# DIRECTION
Can you output the material exactly as written, minus any pictures it holds?

# GIVEN INFORMATION
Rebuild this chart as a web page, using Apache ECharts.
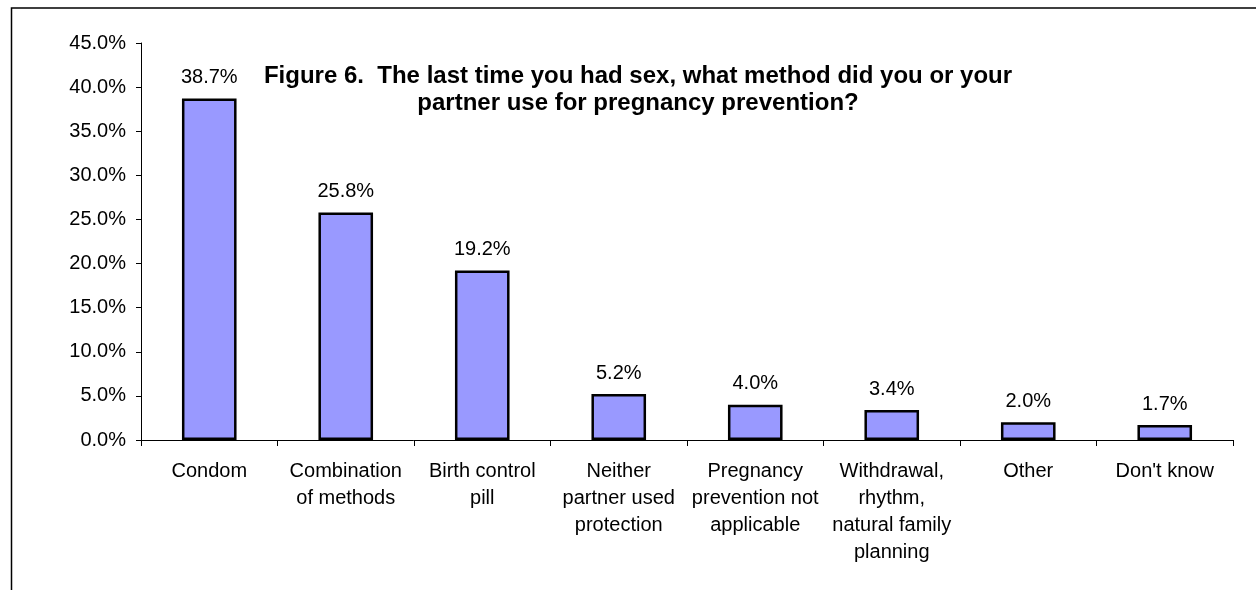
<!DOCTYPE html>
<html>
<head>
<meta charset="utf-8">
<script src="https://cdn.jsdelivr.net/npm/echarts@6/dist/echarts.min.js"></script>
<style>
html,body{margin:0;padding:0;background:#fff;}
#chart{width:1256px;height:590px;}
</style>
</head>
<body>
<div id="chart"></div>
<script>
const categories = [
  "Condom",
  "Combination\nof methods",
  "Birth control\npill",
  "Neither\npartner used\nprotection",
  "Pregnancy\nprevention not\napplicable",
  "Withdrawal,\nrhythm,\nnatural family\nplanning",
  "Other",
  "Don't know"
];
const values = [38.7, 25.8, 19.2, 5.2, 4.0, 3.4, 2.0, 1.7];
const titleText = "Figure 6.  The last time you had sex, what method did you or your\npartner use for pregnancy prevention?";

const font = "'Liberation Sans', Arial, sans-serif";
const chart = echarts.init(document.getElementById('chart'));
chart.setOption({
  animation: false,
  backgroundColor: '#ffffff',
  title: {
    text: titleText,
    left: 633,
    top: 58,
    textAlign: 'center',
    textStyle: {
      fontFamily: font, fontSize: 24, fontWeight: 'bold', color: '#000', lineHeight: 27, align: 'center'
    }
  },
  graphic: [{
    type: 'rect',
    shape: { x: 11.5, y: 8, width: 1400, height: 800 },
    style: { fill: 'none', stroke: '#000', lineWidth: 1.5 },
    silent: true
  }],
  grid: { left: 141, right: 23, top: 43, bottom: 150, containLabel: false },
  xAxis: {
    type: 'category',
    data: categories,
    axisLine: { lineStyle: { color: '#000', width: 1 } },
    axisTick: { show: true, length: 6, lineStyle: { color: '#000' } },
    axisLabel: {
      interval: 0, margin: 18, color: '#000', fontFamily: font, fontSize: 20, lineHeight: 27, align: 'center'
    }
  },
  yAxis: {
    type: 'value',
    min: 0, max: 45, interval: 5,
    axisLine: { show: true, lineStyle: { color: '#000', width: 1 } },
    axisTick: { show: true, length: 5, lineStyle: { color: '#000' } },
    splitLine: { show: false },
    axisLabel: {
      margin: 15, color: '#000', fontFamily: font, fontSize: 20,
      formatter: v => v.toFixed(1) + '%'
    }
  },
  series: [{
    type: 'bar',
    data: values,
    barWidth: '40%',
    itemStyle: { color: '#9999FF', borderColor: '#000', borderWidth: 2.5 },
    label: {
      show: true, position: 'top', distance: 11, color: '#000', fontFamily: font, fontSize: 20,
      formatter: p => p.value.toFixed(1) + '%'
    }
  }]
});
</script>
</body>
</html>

# RESPONSE FOR THIS EXERCISE
Rebuild this chart as a web page, using Apache ECharts.
<!DOCTYPE html>
<html>
<head>
<meta charset="utf-8">
<script src="https://cdn.jsdelivr.net/npm/echarts@6/dist/echarts.min.js"></script>
<style>
html,body{margin:0;padding:0;background:#fff;}
#chart{width:1256px;height:590px;}
</style>
</head>
<body>
<div id="chart"></div>
<script>
const categories = [
  "Condom",
  "Combination\nof methods",
  "Birth control\npill",
  "Neither\npartner used\nprotection",
  "Pregnancy\nprevention not\napplicable",
  "Withdrawal,\nrhythm,\nnatural family\nplanning",
  "Other",
  "Don't know"
];
const values = [38.7, 25.8, 19.2, 5.2, 4.0, 3.4, 2.0, 1.7];
const titleText = "Figure 6.  The last time you had sex, what method did you or your\npartner use for pregnancy prevention?";

const font = "'Liberation Sans', Arial, sans-serif";
const chart = echarts.init(document.getElementById('chart'));
chart.setOption({
  animation: false,
  backgroundColor: '#ffffff',
  title: {
    text: titleText,
    left: 633,
    top: 58,
    textAlign: 'center',
    textStyle: {
      fontFamily: font, fontSize: 24, fontWeight: 'bold', color: '#000', lineHeight: 27, align: 'center'
    }
  },
  graphic: [{
    type: 'rect',
    shape: { x: 11.5, y: 8, width: 1400, height: 800 },
    style: { fill: 'none', stroke: '#000', lineWidth: 1.5 },
    silent: true
  }],
  grid: { left: 141, right: 23, top: 43, bottom: 150, containLabel: false },
  xAxis: {
    type: 'category',
    data: categories,
    axisLine: { lineStyle: { color: '#000', width: 1 } },
    axisTick: { show: true, length: 6, lineStyle: { color: '#000' } },
    axisLabel: {
      interval: 0, margin: 18, color: '#000', fontFamily: font, fontSize: 20, lineHeight: 27, align: 'center'
    }
  },
  yAxis: {
    type: 'value',
    min: 0, max: 45, interval: 5,
    axisLine: { show: true, lineStyle: { color: '#000', width: 1 } },
    axisTick: { show: true, length: 5, lineStyle: { color: '#000' } },
    splitLine: { show: false },
    axisLabel: {
      margin: 15, color: '#000', fontFamily: font, fontSize: 20,
      formatter: v => v.toFixed(1) + '%'
    }
  },
  series: [{
    type: 'bar',
    data: values,
    barWidth: '40%',
    itemStyle: { color: '#9999FF', borderColor: '#000', borderWidth: 2.5 },
    label: {
      show: true, position: 'top', distance: 11, color: '#000', fontFamily: font, fontSize: 20,
      formatter: p => p.value.toFixed(1) + '%'
    }
  }]
});
</script>
</body>
</html>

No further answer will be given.